Organizations continue to share data between internal systems and external partners, but with the advent of social networks and “smart” devices, sharing data has become a public pastime — even to the point of “selfie” narcissism.
Why this matters: On one hand, individuals want control on how their personal data is being used. Yet some of these same individuals show little to no constraint on what personal data they’re sharing. Even though it’s the responsibility of the organization behind the website or app to secure users’ data and respect privacy settings (if they exist), it’s up to the individual to determine what and how much information they’re willing to share. If you put it on the Internet, it’s not a question of if, but when, your information may be used in unintended ways.

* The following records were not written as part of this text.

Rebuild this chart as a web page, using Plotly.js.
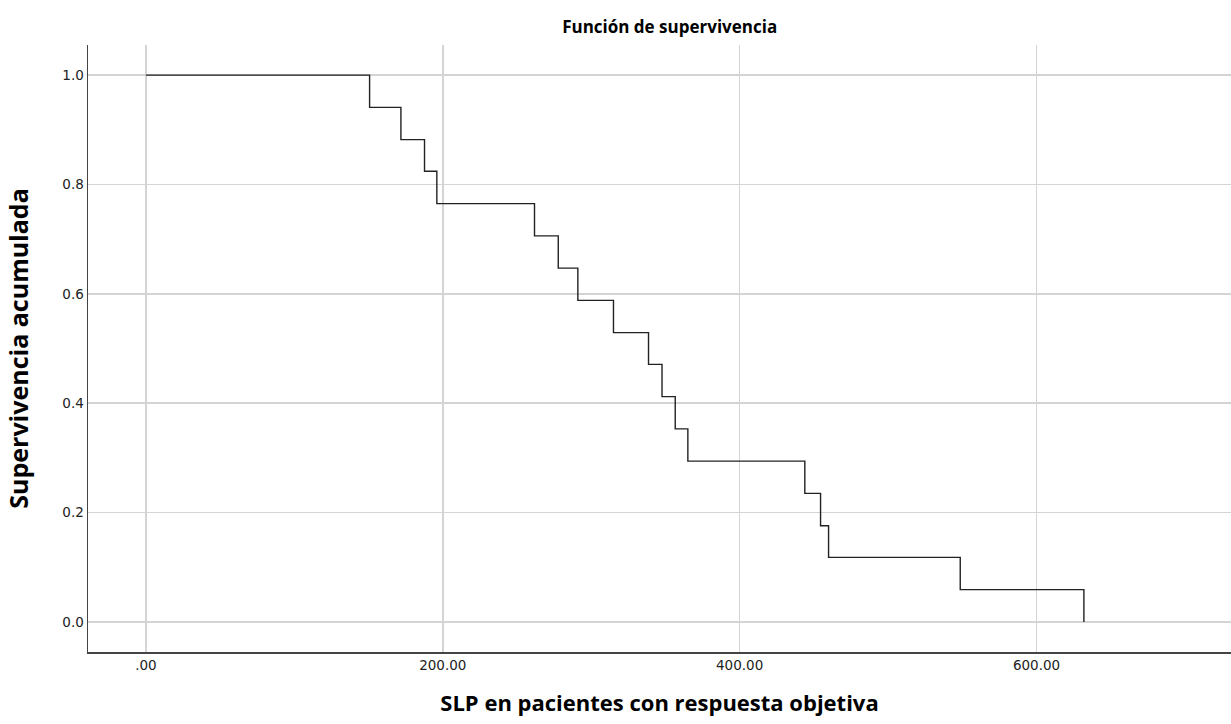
<!DOCTYPE html>
<html>
<head>
<meta charset="utf-8">
<script src="https://cdn.plot.ly/plotly-3.0.1.min.js"></script>
<style>html,body{margin:0;padding:0;background:#fff;}#chart{width:1231px;height:724px;}</style>
</head>
<body>
<div id="chart"></div>
<script>
// Kaplan-Meier survival: event times and cumulative survival after each event
const times = [0, 150.7, 171.8, 187.7, 196.0, 261.8, 277.8, 291.0, 315.0, 338.6, 347.7, 356.6, 365.1, 443.9, 454.5, 459.9, 548.6, 631.9];
const survival = [1.0, 0.941, 0.882, 0.824, 0.765, 0.706, 0.647, 0.588, 0.529, 0.471, 0.412, 0.353, 0.294, 0.235, 0.176, 0.118, 0.059, 0.0];
const xTickVals = [0, 200, 400, 600];
const xTickText = ['.00', '200.00', '400.00', '600.00'];
const yTickVals = [0, 0.2, 0.4, 0.6, 0.8, 1.0];
const yTickText = ['0.0', '0.2', '0.4', '0.6', '0.8', '1.0'];

const tickFont = {family: 'DejaVu Sans, sans-serif', size: 13.5, color: '#222'};

const trace = {
  x: times,
  y: survival,
  type: 'scatter',
  mode: 'lines',
  line: {shape: 'hv', color: '#222', width: 1.4},
  hoverinfo: 'skip',
  showlegend: false
};

const layout = {
  width: 1231,
  height: 724,
  margin: {l: 88, r: 0, t: 45, b: 72},
  paper_bgcolor: '#fff',
  plot_bgcolor: '#fff',
  title: {text: 'Función de supervivencia', font: {family: 'Open Sans, sans-serif', size: 17, color: '#000', weight: 'bold'}, x: 0.544, xanchor: 'center', y: 0.962, yanchor: 'middle'},
  xaxis: {
    range: [-39, 731],
    tickvals: xTickVals,
    ticktext: xTickText,
    tickfont: tickFont,
    showgrid: true,
    gridcolor: '#d4d4d4',
    gridwidth: 1.5,
    zeroline: false,
    showline: true,
    linecolor: '#444',
    linewidth: 1.5,
    ticks: '',
    title: {text: 'SLP en pacientes con respuesta objetiva', font: {family: 'Open Sans, sans-serif', size: 22, color: '#000', weight: 'bold'}, standoff: 24}
  },
  yaxis: {
    range: [-0.055, 1.055],
    tickvals: yTickVals,
    ticktext: yTickText,
    tickfont: tickFont,
    showgrid: true,
    gridcolor: '#d4d4d4',
    gridwidth: 1.5,
    zeroline: false,
    showline: true,
    linecolor: '#444',
    linewidth: 1.5,
    ticks: '',
    title: {text: 'Supervivencia acumulada', font: {family: 'Open Sans, sans-serif', size: 25, color: '#000', weight: 'bold'}, standoff: 26}
  }
};

Plotly.newPlot('chart', [trace], layout, {displayModeBar: false, staticPlot: true});
</script>
</body>
</html>
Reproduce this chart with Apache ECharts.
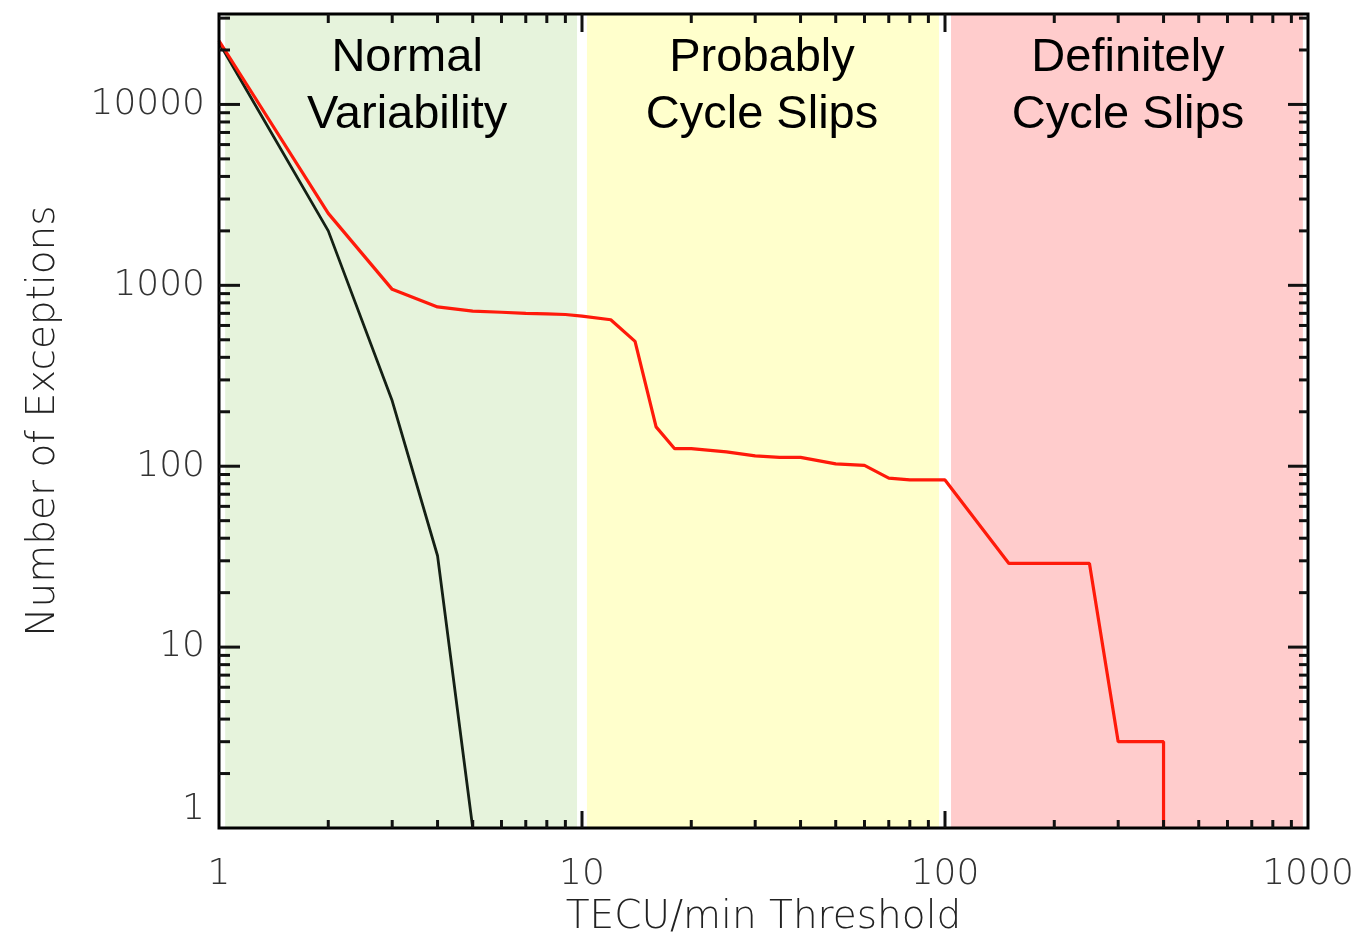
<!DOCTYPE html>
<html>
<head>
<meta charset="utf-8">
<title>Number of Exceptions vs TECU/min Threshold</title>
<script src="https://cdn.jsdelivr.net/npm/echarts@6/dist/echarts.min.js"></script>
<style>
  html, body { margin: 0; padding: 0; background: #fff; }
  #chart { width: 1364px; height: 945px; }
</style>
</head>
<body>
<div id="chart"></div>
<script>
// Exceedance counts for each rate-of-TEC threshold (TECU/min)
const blackThreshold = [1, 2, 3, 4, 5];
const blackCount = [22000, 2000, 230, 32, 1];

const redThreshold = [1, 2, 3, 4, 5, 6, 7, 8, 9, 10, 12, 14, 16, 18, 20, 25, 30, 35, 40, 50, 60, 70, 80, 100, 150, 250, 300, 400, 400];
const redCount = [22500, 2500, 950, 760, 720, 710, 700, 695, 690, 675, 645, 490, 165, 125, 125, 120, 114, 112, 112, 103, 101, 86, 84, 84, 29, 29, 3, 3, 1];

// Shaded regimes along the threshold axis
const bandNames = ['Normal\nVariability', 'Probably\nCycle Slips', 'Definitely\nCycle Slips'];
const bandStart = [1.04, 10.32, 103.9];
const bandEnd = [9.69, 96.3, 968];
const bandColors = ['#e6f3dc', '#ffffcc', '#ffcccc'];
const bandLabelShift = [6, -1, 1];

// Axis ranges and ticks
const xRange = [1, 1000];
const yRange = [1, 31623];
const xMajorTicks = [10, 100];
const xMinorTicks = [2, 3, 4, 5, 6, 7, 8, 9, 20, 30, 40, 50, 60, 70, 80, 90, 200, 300, 400, 500, 600, 700, 800, 900];
const yMajorTicks = [10, 100, 1000, 10000];
const yMinorTicks = [2, 3, 4, 5, 6, 7, 8, 9, 20, 30, 40, 50, 60, 70, 80, 90, 200, 300, 400, 500, 600, 700, 800, 900,
  2000, 3000, 4000, 5000, 6000, 7000, 8000, 9000, 20000, 30000];

const tickFont = "'DejaVu Sans', 'Open Sans', sans-serif";

function isDecade(v) {
  const l = Math.log10(v);
  return Math.abs(l - Math.round(l)) < 1e-6;
}

const chart = echarts.init(document.getElementById('chart'), null, { renderer: 'canvas' });

const xTickData = xMajorTicks.map(v => [v, yRange[0], 1]).concat(xMinorTicks.map(v => [v, yRange[0], 0]));
const yTickData = yMajorTicks.map(v => [xRange[0], v, 1]).concat(yMinorTicks.map(v => [xRange[0], v, 0]));

const tickStyle = { stroke: '#111', lineWidth: 3 };

const option = {
  animation: false,
  grid: {
    left: 219, top: 14, right: 56, bottom: 117,
    show: true, z: 5,
    backgroundColor: 'transparent',
    borderColor: '#000', borderWidth: 3
  },
  xAxis: {
    type: 'log', logBase: 10, min: xRange[0], max: xRange[1],
    axisLine: { show: false }, axisTick: { show: false }, splitLine: { show: false },
    axisLabel: {
      margin: 29, fontFamily: tickFont, fontWeight: 200, fontSize: 36, color: '#333',
      formatter: v => isDecade(v) ? String(Math.round(v)) : ''
    },
    name: 'TECU/min Threshold', nameLocation: 'middle', nameGap: 70,
    nameTextStyle: { fontFamily: tickFont, fontWeight: 200, fontSize: 39, color: '#222' }
  },
  yAxis: {
    type: 'log', logBase: 10, min: yRange[0], max: yRange[1],
    axisLine: { show: false }, axisTick: { show: false }, splitLine: { show: false },
    axisLabel: {
      margin: 14, fontFamily: tickFont, fontWeight: 200, fontSize: 36, color: '#333',
      verticalAlignMinLabel: 'bottom', showMaxLabel: false,
      formatter: v => isDecade(v) ? String(Math.round(v)) : ''
    },
    name: 'Number of Exceptions', nameLocation: 'middle', nameGap: 156,
    nameTextStyle: { fontFamily: tickFont, fontWeight: 200, fontSize: 39, color: '#222' }
  },
  series: [
    {
      type: 'line', name: 'bands', data: [], z: 1,
      markArea: {
        silent: true,
        data: bandNames.map((n, i) => [
          {
            xAxis: bandStart[i], name: n,
            itemStyle: { color: bandColors[i] },
            label: {
              show: true, position: 'insideTop', distance: 16,
              offset: [bandLabelShift[i], 0],
              formatter: n, color: '#000',
              fontFamily: "'Liberation Sans', Arial, sans-serif", fontSize: 47, lineHeight: 57,
              align: 'center'
            }
          },
          { xAxis: bandEnd[i] }
        ])
      }
    },
    {
      type: 'line', name: 'black', z: 3,
      data: blackThreshold.map((x, i) => [x, blackCount[i]]),
      showSymbol: false, symbol: 'none',
      lineStyle: { color: '#142014', width: 2.8 }
    },
    {
      type: 'line', name: 'red', z: 4,
      data: redThreshold.map((x, i) => [x, redCount[i]]),
      showSymbol: false, symbol: 'none',
      lineStyle: { color: '#ff1a0a', width: 3.2 }
    },
    {
      // x-axis ticks on the bottom and top edges, pointing inward
      type: 'custom', z: 6, silent: true, clip: false,
      data: xTickData,
      encode: { x: 0, y: 1 },
      renderItem: (params, api) => {
        const major = api.value(2) === 1;
        const bottom = api.coord([api.value(0), yRange[0]]);
        const top = api.coord([api.value(0), yRange[1]]);
        const lb = major ? 17 : 8;
        const lt = major ? 18 : 9;
        return {
          type: 'group',
          children: [
            { type: 'line', shape: { x1: bottom[0], y1: bottom[1], x2: bottom[0], y2: bottom[1] - lb }, style: tickStyle },
            { type: 'line', shape: { x1: top[0], y1: top[1], x2: top[0], y2: top[1] + lt }, style: tickStyle }
          ]
        };
      }
    },
    {
      // y-axis ticks on the left and right edges, pointing inward
      type: 'custom', z: 6, silent: true, clip: false,
      data: yTickData,
      encode: { x: 0, y: 1 },
      renderItem: (params, api) => {
        const major = api.value(2) === 1;
        const left = api.coord([xRange[0], api.value(1)]);
        const right = api.coord([xRange[1], api.value(1)]);
        const ll = major ? 21 : 11;
        const lr = major ? 20 : 9;
        return {
          type: 'group',
          children: [
            { type: 'line', shape: { x1: left[0], y1: left[1], x2: left[0] + ll, y2: left[1] }, style: tickStyle },
            { type: 'line', shape: { x1: right[0], y1: right[1], x2: right[0] - lr, y2: right[1] }, style: tickStyle }
          ]
        };
      }
    }
  ]
};

chart.setOption(option);
</script>
</body>
</html>
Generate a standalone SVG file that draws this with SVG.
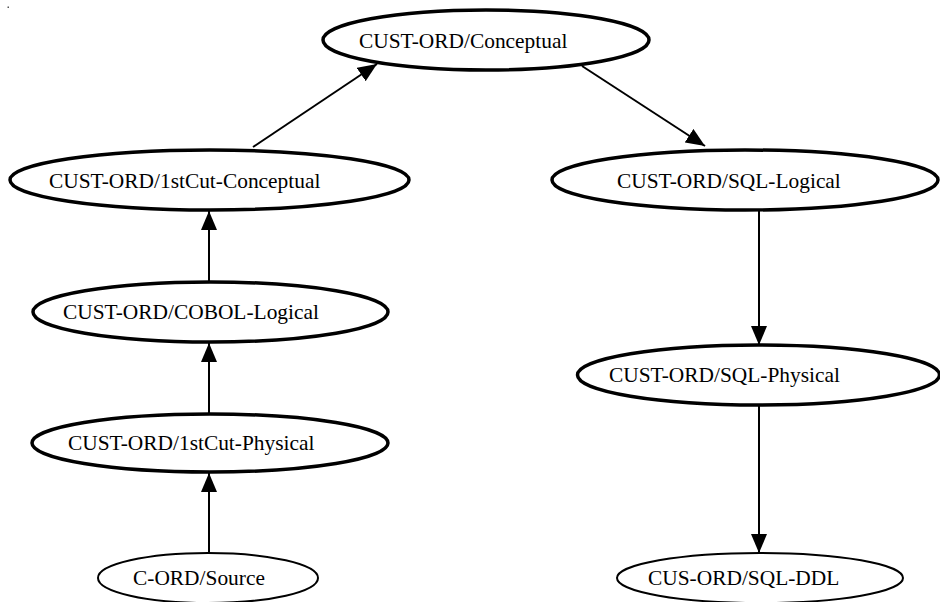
<svg xmlns="http://www.w3.org/2000/svg" width="940" height="602" viewBox="0 0 940 602">
  <style>
    .node ellipse { fill: #ffffff; stroke: #000000; stroke-width: 3.5; }
    .node.thin ellipse { stroke-width: 2; }
    .node text { font-family: 'Liberation Serif', 'DejaVu Serif', serif; font-size: 21.4px; fill: #000000; }
    .edge line { stroke: #000000; stroke-width: 2; }
  </style>
  <defs>
    <marker id="arrow" viewBox="0 0 19 16" refX="19" refY="8" markerWidth="19" markerHeight="16" markerUnits="userSpaceOnUse" orient="auto">
      <path d="M0,0 L19,8 L0,16 Z" fill="#000000"/>
    </marker>
  </defs>
  <rect width="940" height="602" fill="#ffffff"/>
  <rect x="7.5" y="6.5" width="1.5" height="1.5" fill="#555555"/>

  <g id="connectors" class="edge">
    <line x1="253" y1="147" x2="377" y2="64" marker-end="url(#arrow)"/>
    <line x1="582" y1="66" x2="705" y2="146" marker-end="url(#arrow)"/>
    <line x1="209" y1="282" x2="209" y2="211" marker-end="url(#arrow)"/>
    <line x1="209" y1="414" x2="209" y2="343" marker-end="url(#arrow)"/>
    <line x1="209" y1="553" x2="209" y2="473" marker-end="url(#arrow)"/>
    <line x1="759" y1="209" x2="759" y2="345" marker-end="url(#arrow)"/>
    <line x1="759" y1="405" x2="759" y2="553" marker-end="url(#arrow)"/>
  </g>

  <g font-family="Liberation Serif, DejaVu Serif, serif">
    <g id="n-conceptual" class="node">
      <ellipse cx="486" cy="40" rx="163" ry="30"/>
      <text x="359" y="48">CUST-ORD/Conceptual</text>
    </g>
    <g id="n-1stcut-conceptual" class="node">
      <ellipse cx="209.5" cy="180" rx="199.5" ry="30"/>
      <text x="49" y="188">CUST-ORD/1stCut-Conceptual</text>
    </g>
    <g id="n-sql-logical" class="node">
      <ellipse cx="745" cy="180" rx="193" ry="30"/>
      <text x="617" y="188">CUST-ORD/SQL-Logical</text>
    </g>
    <g id="n-cobol-logical" class="node">
      <ellipse cx="210.5" cy="312" rx="177.5" ry="30"/>
      <text x="63" y="319">CUST-ORD/COBOL-Logical</text>
    </g>
    <g id="n-sql-physical" class="node">
      <ellipse cx="758.5" cy="375" rx="181" ry="30"/>
      <text x="609" y="382">CUST-ORD/SQL-Physical</text>
    </g>
    <g id="n-1stcut-physical" class="node">
      <ellipse cx="210" cy="443" rx="178" ry="29"/>
      <text x="68" y="450">CUST-ORD/1stCut-Physical</text>
    </g>
    <g id="n-source" class="node thin">
      <ellipse cx="208" cy="578" rx="110" ry="25"/>
      <text x="133" y="585">C-ORD/Source</text>
    </g>
    <g id="n-sql-ddl" class="node thin">
      <ellipse cx="760" cy="578" rx="143" ry="25"/>
      <text x="648" y="585">CUS-ORD/SQL-DDL</text>
    </g>
  </g>
</svg>
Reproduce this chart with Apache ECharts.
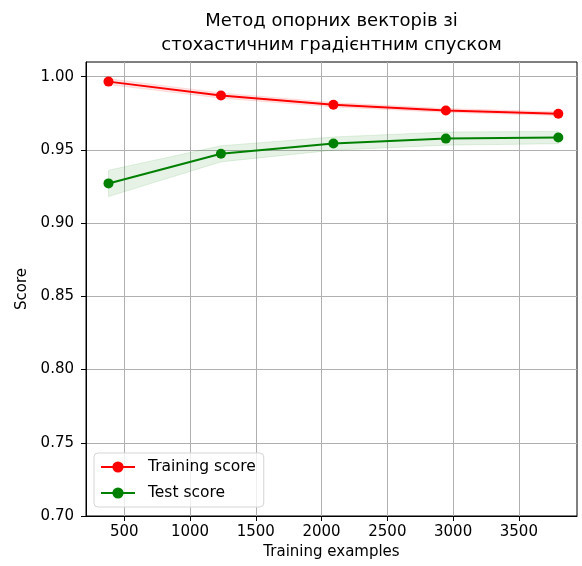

Between big data technologies and the cloud, it’s become relatively cost-effective for organizations to store data for longer periods of time, if not indefinitely. In some cases, regulations stipulate how long certain data will live — like in the US financial and health industries — but, in most cases, the budget and space constraints are being alleviated.
Why this matters: Being able to store more data for longer periods of time at a fraction of the cost is an appealing proposition for organizations. The more exciting proposition, however, is the ability to analyze even more data over greater periods of time to discover new questions, patterns, trends, and anomalies. The gotcha here is: The more data an organization stores and archives, the more data it has to secure.
If and when data is tagged for destruction, the question is to what extent. For example, if a website user requests that his account be deleted, what does this mean? Is it just the access to his account/data removed (so that he can request access later if he changes his mind) or does a deletion request trigger the destruction of all his data, including archived data? The answer most likely lies somewhere in between for most organizations.
Why this matters: Regulations and governance policies will dictate the extent to which data may be destroyed for many organizations. The data that does not get destroyed must then be secured. So using the example above, if a website user requests that his account be deleted, and he receives an email notification to that effect, what he doesn’t know is what personal data, if any, still exists in the organization’s systems. He may still be vulnerable to a potential data breach, long after he’s been deleted.
It cuts both ways
While a citizen’s right to privacy and freedom from government surveillance has been top of mind for Edward Snowden, national security has been top of mind for the US government.
And therein lies the rub: security cuts both ways. On one hand, it’s the responsibility of an organization to secure and protect any digital information it collects, stores, and transmits. But on the other hand, our governments are knocking on organizations’ doors demanding access to this protected information — all in the name of preserving national security.